Fry and cook Logan Dethlefs serve Tuesday through Friday at the Kitchen. Each night features a different dining option such as lasagna on Wednesday, chicken fried steak on Thursday and pizza on Friday. Everything is made from scratch, and Dethlefs posts on Facebook what will be served each day. They begin taking orders at 4 p.m., and customers can pick up their order at the Kitchen’s window.
“We prep food all day, sell it and then go home. It seems to be working. Everything is delicious,” Fry said.
Dethlefs added, “We have a lot of people we serve every day. They figure out they can have a good meal they don’t have to cook, and it’s cheap.”

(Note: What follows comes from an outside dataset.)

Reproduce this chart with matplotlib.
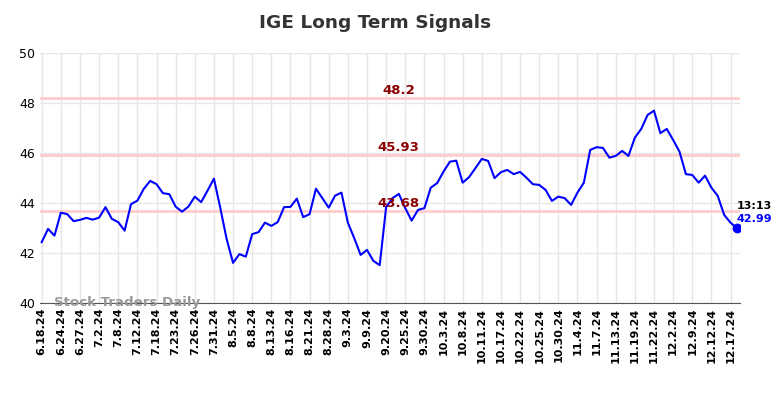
import numpy as np
import matplotlib
matplotlib.use('Agg')
import matplotlib.pyplot as plt

ticker = 'IGE'
tick_labels = ['6.18.24', '6.24.24', '6.27.24', '7.2.24', '7.8.24', '7.12.24', '7.18.24',
               '7.23.24', '7.26.24', '7.31.24', '8.5.24', '8.8.24', '8.13.24', '8.16.24',
               '8.21.24', '8.28.24', '9.3.24', '9.9.24', '9.20.24', '9.25.24', '9.30.24',
               '10.3.24', '10.8.24', '10.11.24', '10.17.24', '10.22.24', '10.25.24',
               '10.30.24', '11.4.24', '11.7.24', '11.13.24', '11.19.24', '11.22.24',
               '12.2.24', '12.9.24', '12.12.24', '12.17.24']
prices = [42.43, 42.96, 42.69, 43.61, 43.55, 43.27, 43.32, 43.40, 43.33, 43.41,
          43.83, 43.36, 43.23, 42.89, 43.95, 44.09, 44.56, 44.88, 44.75, 44.39,
          44.35, 43.85, 43.65, 43.85, 44.25, 44.03, 44.49, 44.97, 43.80, 42.55,
          41.60, 41.95, 41.85, 42.75, 42.83, 43.21, 43.08, 43.23, 43.83, 43.84,
          44.17, 43.43, 43.55, 44.57, 44.19, 43.81, 44.29, 44.41, 43.21, 42.59,
          41.92, 42.12, 41.68, 41.51, 43.83, 44.19, 44.36, 43.79, 43.29, 43.72,
          43.79, 44.61, 44.79, 45.25, 45.65, 45.69, 44.81, 45.03, 45.39, 45.76,
          45.68, 44.99, 45.23, 45.32, 45.15, 45.24, 45.01, 44.75, 44.72, 44.52,
          44.08, 44.25, 44.19, 43.92, 44.41, 44.81, 46.12, 46.23, 46.20, 45.81,
          45.88, 46.08, 45.88, 46.61, 46.96, 47.52, 47.69, 46.79, 46.96, 46.52,
          46.05, 45.15, 45.12, 44.81, 45.09, 44.61, 44.28, 43.52, 43.21, 42.99]
signals = [48.2, 45.93, 43.68]
last_time = '13:13'

x = np.arange(len(prices))

fig = plt.figure(figsize=(7.84, 3.98), dpi=100)
ax = fig.add_axes([0.051, 0.239, 0.893, 0.628])

for lvl in signals:
    ax.axhline(lvl, color='#ffcccc', lw=2, zorder=1)
    ax.text(56, lvl + 0.04, str(lvl), color='#8b0000', fontsize=9.5, fontweight='bold',
            ha='center', va='bottom', zorder=3)

ax.plot(x, prices, color='blue', lw=1.5, zorder=2)
ax.plot(x[-1], prices[-1], 'o', color='blue', ms=6, zorder=4)
ax.text(x[-1], prices[-1] + 0.9, last_time, color='black', fontsize=8, fontweight='bold',
        ha='left', va='center')
ax.text(x[-1], prices[-1] + 0.38, f'{prices[-1]:.2f}', color='blue', fontsize=8,
        fontweight='bold', ha='left', va='center')

ax.text(2, 40.0, 'Stock Traders Daily', color='#999999', fontsize=9.6, fontweight='bold',
        ha='left', va='center')

ax.set_xlim(-0.27, 109.5)
ax.set_ylim(40, 50)
ax.set_yticks(np.arange(40, 51, 2))
ax.set_xticks(np.arange(0, len(tick_labels) * 3, 3))
ax.set_xticklabels(tick_labels, rotation=90, fontsize=8, fontweight='bold')
ax.tick_params(axis='y', labelsize=9, length=0)
ax.tick_params(axis='x', length=0)
ax.grid(True, color='#e6e6e6', lw=1)
ax.set_axisbelow(True)
for s in ['left', 'right', 'top']:
    ax.spines[s].set_visible(False)
ax.spines['bottom'].set_color('#555555')

fig.suptitle(f'{ticker} Long Term Signals', fontsize=13.3, fontweight='bold', color='#333333',
             x=0.478, y=0.965)
fig.savefig('out.png', dpi=100)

The pair have experimented with different items on the menu, but they have figured out what works best for them and for their customers.
“We pretty much make the food people want to eat, and they let us know by ordering or not,” Fry said.
Once people place their order on the phone and head to the Kitchen, their order is ready by the time they come to the Kitchen’s window. They typically serve the amount of people in two hours that a restaurant would serve in five, Fry said.
The biggest complaint they get at the Kitchen is when they sell out of food. Customers often will travel from around the region to pick up a meal at the Kitchen.
Fry loves the food truck and getting a chance to see so many people on the road, but both Fry and Dethlefs enjoy the change of pace from the food truck to the Kitchen.
“It keeps us fresh,” Fry said.
“It’s kind of nice to have a change of pace. I love the food truck and cooking the food. It’s fun, but after months and months and months of doing that menu, it’s fun to do something different,” Dethlefs said.